Might he be talking about his big boss, Secretary of State Condoleezza Rice? Jensen refuses to criticize Rice. (He dismisses as “ridiculous” D.C. scuttlebutt about her ignoring the issue of unequal treatment for gay Foreign Service Officers’ partners because she is gay and wants to deflect attention from that. “That’s DuPont Circle bar-talk,” said Jensen).
“It’s just not an area of deep concern to her,” Jensen says.
But it is an area of deep concern for Jensen, who just might be the right guy to shepherd this slow-moving train, considering how long it took himself to come out as a gay man. He’s got patience, if not a meeting with Condi—yet.
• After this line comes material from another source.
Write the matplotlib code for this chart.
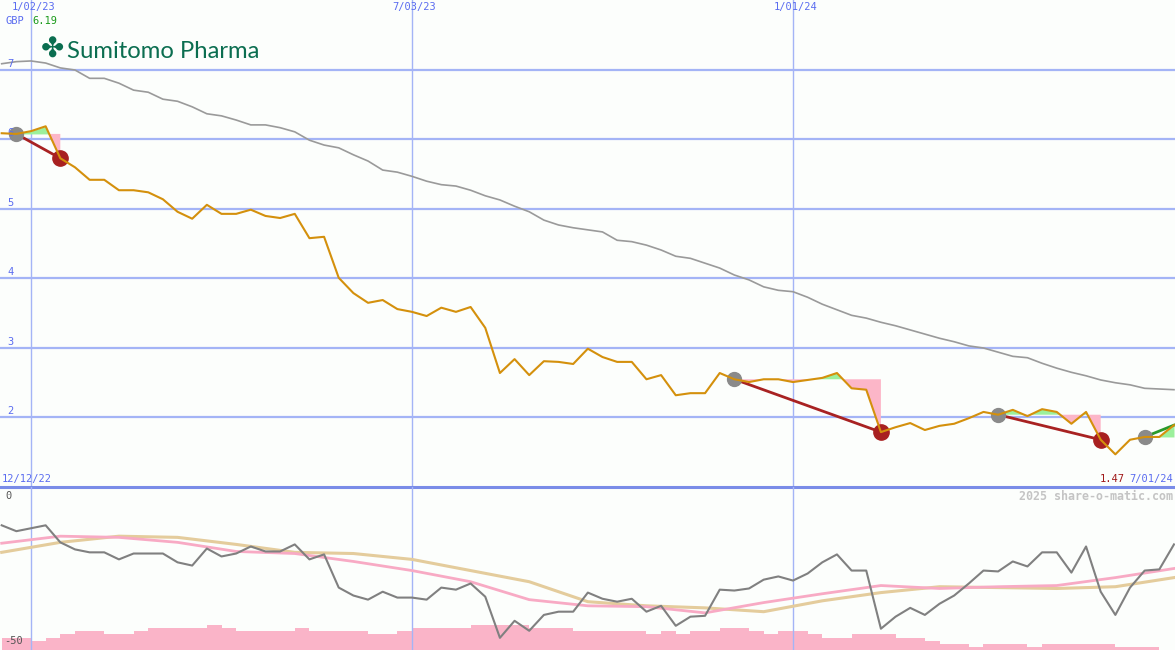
import numpy as np
import matplotlib.pyplot as plt
from matplotlib.transforms import blended_transform_factory

# weekly index, week 0 = 1/02/23
weeks = np.arange(-2, 79)

price = [6.09, 6.08, 6.12, 6.19, 5.73, 5.60, 5.42, 5.42, 5.27, 5.27,
         5.24, 5.14, 4.96, 4.86, 5.06, 4.93, 4.93, 4.99, 4.90, 4.87,
         4.93, 4.58, 4.60, 4.01, 3.79, 3.65, 3.69, 3.56, 3.52, 3.46,
         3.58, 3.52, 3.59, 3.29, 2.64, 2.84, 2.61, 2.81, 2.80, 2.77,
         2.99, 2.87, 2.80, 2.80, 2.55, 2.61, 2.32, 2.35, 2.35, 2.64,
         2.55, 2.51, 2.55, 2.55, 2.51, 2.54, 2.57, 2.64, 2.42, 2.40,
         1.79, 1.86, 1.92, 1.82, 1.88, 1.91, 1.99, 2.08, 2.04, 2.11,
         2.02, 2.12, 2.08, 1.91, 2.08, 1.68, 1.47, 1.68, 1.72, 1.72,
         1.89]

avg = [7.09, 7.12, 7.13, 7.10, 7.03, 7.00, 6.88, 6.88, 6.81, 6.71,
       6.68, 6.58, 6.55, 6.47, 6.37, 6.34, 6.28, 6.21, 6.21, 6.17,
       6.11, 5.99, 5.92, 5.88, 5.78, 5.69, 5.56, 5.53, 5.47, 5.40,
       5.35, 5.33, 5.27, 5.19, 5.13, 5.04, 4.96, 4.84, 4.77, 4.73,
       4.70, 4.67, 4.55, 4.53, 4.48, 4.41, 4.32, 4.29, 4.22, 4.15,
       4.05, 3.98, 3.88, 3.83, 3.81, 3.73, 3.63, 3.55, 3.47, 3.43,
       3.37, 3.32, 3.26, 3.20, 3.14, 3.09, 3.03, 3.00, 2.94, 2.88,
       2.86, 2.78, 2.71, 2.65, 2.60, 2.54, 2.50, 2.47, 2.42, 2.41,
       2.40]

osc = [-10.3, -12.3, -11.3, -10.3, -16.1, -18.5, -19.5, -19.5, -21.9, -19.9,
       -19.9, -19.9, -22.9, -24.0, -18.2, -20.9, -19.9, -17.5, -19.2, -19.2,
       -16.8, -21.9, -20.2, -31.5, -34.2, -35.6, -32.9, -34.9, -34.9, -35.6,
       -31.5, -32.2, -30.1, -34.6, -48.6, -42.8, -46.2, -40.8, -39.7, -39.7,
       -33.2, -35.3, -36.3, -35.3, -39.7, -37.7, -44.5, -41.4, -41.1, -32.2,
       -32.5, -31.8, -28.8, -27.7, -29.1, -26.7, -22.9, -20.2, -25.7, -25.7,
       -45.5, -41.4, -38.4, -40.8, -37.0, -34.2, -30.1, -25.7, -26.0, -22.6,
       -24.3, -19.5, -19.5, -26.4, -17.5, -32.9, -40.8, -31.5, -25.7, -25.3,
       -16.8]

# smoothed oscillator lines, read every 4 weeks
knot_weeks = np.arange(-2, 79, 4)
osc_fast = [-16.4, -14.0, -14.4, -16.1, -19.2, -19.9, -22.6, -25.7, -29.5, -35.6,
            -37.7, -38.0, -40.1, -36.6, -33.6, -30.8, -31.8, -31.2, -30.8, -28.1,
            -25.0]
osc_slow = [-19.5, -16.1, -14.0, -14.4, -16.8, -19.5, -19.9, -21.9, -25.7, -29.5,
            -36.3, -37.7, -38.4, -39.7, -36.0, -33.2, -31.2, -31.5, -31.8, -31.2,
            -28.1]

# weekly volume level (bars start at each week)
volume = [4, 4, 3, 4, 5, 6, 6, 5, 5, 6,
          7, 7, 7, 7, 8, 7, 6, 6, 6, 6,
          7, 6, 6, 6, 6, 5, 5, 6, 7, 7,
          7, 7, 8, 8, 8, 8, 7, 7, 7, 6,
          6, 6, 6, 6, 5, 6, 5, 6, 6, 7,
          7, 6, 5, 6, 6, 5, 4, 4, 5, 5,
          5, 4, 4, 3, 2, 2, 1, 2, 2, 2,
          1, 2, 2, 2, 2, 2, 1, 1, 1, 0]

grid_weeks = [0, 26, 52]
grid_labels = ['1/02/23', '7/03/23', '1/01/24']
price_ticks = [2, 3, 4, 5, 6, 7]
trades = [(-1, 2), (48, 58), (66, 73)]
open_trade = 76

bg = '#fcfefc'
grid_c = '#a4b4f6'
blue_txt = '#5a6cf0'
mono = 'DejaVu Sans Mono'

fig = plt.figure(figsize=(11.75, 6.5), dpi=100)
fig.patch.set_facecolor(bg)
ax = fig.add_axes([0, 163 / 650, 1, 487 / 650])
ax2 = fig.add_axes([0, 0, 1, 163 / 650])
ax3 = ax2.twinx()
for a in (ax, ax2, ax3):
    a.set_axis_off()

xlim = (-2.116, 78.07)
ax.set_xlim(xlim)
ax.set_ylim(1, 8.007)
ax2.set_xlim(xlim)
ax2.set_ylim(-52.74, 2.74)
ax3.set_ylim(0, 52.3)

price_a = np.array(price)

# grid
for p in price_ticks:
    ax.axhline(p, color=grid_c, lw=1.6, zorder=0)
for w in grid_weeks:
    ax.axvline(w, color=grid_c, lw=1.0, zorder=0)
    ax2.axvline(w, color=grid_c, lw=1.0, zorder=0)
ax.axhline(1, color='#7a8ce8', lw=2.2, clip_on=False, zorder=5)

# trades
def shade(s, e):
    i0, i1 = s + 2, e + 2
    xs = weeks[i0:i1 + 1]
    ys = price_a[i0:i1 + 1]
    ref = price_a[i0]
    ax.fill_between(xs, ys, ref, where=ys >= ref, interpolate=True,
                    color='#9cf09c', lw=0, zorder=1)
    ax.fill_between(xs, ys, ref, where=ys <= ref, interpolate=True,
                    color='#fcb6c8', lw=0, zorder=1)

for s, e in trades:
    shade(s, e)
    ax.plot([s, e], [price[s + 2], price[e + 2]], color='#a82222', lw=2.0, zorder=2)
    ax.plot(s, price[s + 2], 'o', color='#8a8a8a', ms=10, zorder=3)
    ax.plot(e, price[e + 2], 'o', color='#a82020', ms=11, zorder=3)
shade(open_trade, weeks[-1])
ax.plot([open_trade, weeks[-1]], [price[open_trade + 2], price[-1]],
        color='#2a9a2a', lw=2.0, zorder=2)
ax.plot(open_trade, price[open_trade + 2], 'o', color='#8a8a8a', ms=10, zorder=3)

# lines
ax.plot(weeks, avg, color='#9a9a9a', lw=1.2, zorder=2)
ax.plot(weeks, price, color='#d4900c', lw=1.5, zorder=4)

# lower panel
ax3.bar(weeks[:-1], volume, width=1, align='edge', color='#fab4c8', lw=0, zorder=1)
ax2.set_zorder(ax3.get_zorder() + 1)
ax2.patch.set_visible(False)
ax2.plot(knot_weeks, osc_slow, color='#e4cc9c', lw=2.2, zorder=2)
ax2.plot(knot_weeks, osc_fast, color='#f8aac4', lw=2.0, zorder=2)
ax2.plot(weeks, osc, color='#808080', lw=1.5, zorder=3)

# text
tx = blended_transform_factory(ax.transData, ax.transAxes)
for w, lab in zip(grid_weeks, grid_labels):
    ax.text(w + 0.15, 0.995, lab, transform=tx, ha='center', va='top',
            fontsize=7.5, family=mono, color=blue_txt)
ty = blended_transform_factory(ax.transAxes, ax.transData)
for p in price_ticks:
    ax.text(0.006, p + 0.02, str(p), transform=ty, ha='left', va='bottom',
            fontsize=7.5, family=mono, color=blue_txt)

fig.text(5 / 1175, 1 - 21 / 650, 'GBP', ha='left', va='center',
         fontsize=7.5, family=mono, color=blue_txt)
fig.text(32 / 1175, 1 - 21 / 650, f'{max(price):.2f}', ha='left', va='center',
         fontsize=7.5, family=mono, color='#1a9a1a')
fig.text(2 / 1175, 1 - 479 / 650, '12/12/22', ha='left', va='center',
         fontsize=7.5, family=mono, color=blue_txt)
fig.text(1125 / 1175, 1 - 479 / 650, f'{min(price):.2f}', ha='right', va='center',
         fontsize=7.5, family=mono, color='#a01818')
fig.text(1173 / 1175, 1 - 479 / 650, '7/01/24', ha='right', va='center',
         fontsize=7.5, family=mono, color=blue_txt)
fig.text(5 / 1175, 1 - 496 / 650, '0', ha='left', va='center',
         fontsize=7.5, family=mono, color='#555555')
fig.text(4 / 1175, 1 - 641 / 650, '-50', ha='left', va='center',
         fontsize=7.5, family=mono, color='#555555')
fig.text(1173 / 1175, 1 - 496 / 650, '2025 share-o-matic.com', ha='right',
         va='center', fontsize=8.4, family=mono, weight='bold', color='#c4c4c4')

# logo
fig.text(52 / 1175, 1 - 50 / 650, '\u2724', ha='center', va='center',
         fontsize=20, family='DejaVu Sans', color='#0b6e50')
fig.text(67 / 1175, 1 - 51 / 650, 'Sumitomo Pharma', ha='left', va='center',
         fontsize=17.2, family='Lato', color='#0b6e50')

fig.savefig('out.png', dpi=100, facecolor=bg)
Although he joined the Foreign Service at 27, it wasn’t until he was 31 and stationed in Spain that Jensen came out of the closet.
It was the gayest place I’d ever been,” said Jensen. “Why wouldn’t I come out there?” It would take another two years before he would have his first same-sex “date” on U.S. soil.
“This job is a gay man’s fantasy,” says the very single Jensen, who believes it’s more fun than dangerous to be gay and a Foreign Service Officer. “I really love the lifestyle, but life will get more difficult once I settle down with a guy. That’s why these policies have to change.”